Split train/test datasets into 6 separate datasets, format labels in binary

In [30]:
train = svm_dataset['train']
val = svm_dataset['validation']
test = svm_dataset['test']

In [None]:
# Set of labels in LIAR
labels = [0, 1, 2, 3, 4, 5]

train_labels = []
val_labels = []
test_labels = []

# Create 6 binary datasets, one for each label
for i in labels:
    kwargs = {'idx': i}
    train_labels.append(train.map(set_idx, fn_kwargs=kwargs)['label'])
    val_labels.append(val.map(set_idx, fn_kwargs=kwargs)['label'])
    test_labels.append(test.map(set_idx, fn_kwargs=kwargs)['label'])

In [None]:
# Embedding training data w/ GLOVE    
embedding_dict = load_glove("glove.6B.50d.txt")

In [28]:
# Compute UNK embedding here as average of all embeddings in vocabulary
unknown_embedding = retrieve_unk(embedding_dict)

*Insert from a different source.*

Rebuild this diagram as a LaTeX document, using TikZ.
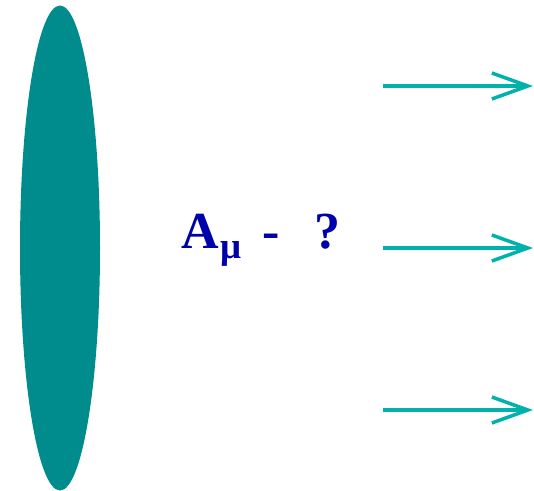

# Set arbitrary pad length for each sentence
pad_len = 15

# Get embedded training dataset
train_sentences = train['statement']
X_train = embed_glove(train_sentences, embedding_dict, pad_len, unknown_embedding)

# Get embedded test dataset
test_sentences = test['statement']
X_test = embed_glove(test_sentences, embedding_dict, pad_len, unknown_embedding)

In [45]:
# Fit SVMs
scores = []

for i in range(len(train_labels)):
    clf = make_pipeline(StandardScaler(), SVC(gamma='auto'))
    clf.fit(X_train, train_labels[i])
    preds = clf.predict(X_test)
    scores.append(accuracy_score(test_labels[i], preds))

print(scores)

[0.8051441932969603, 0.7918939984411536, 0.8059236165237724, 0.8355416991426344, 0.8332034294621979, 0.9282930631332814]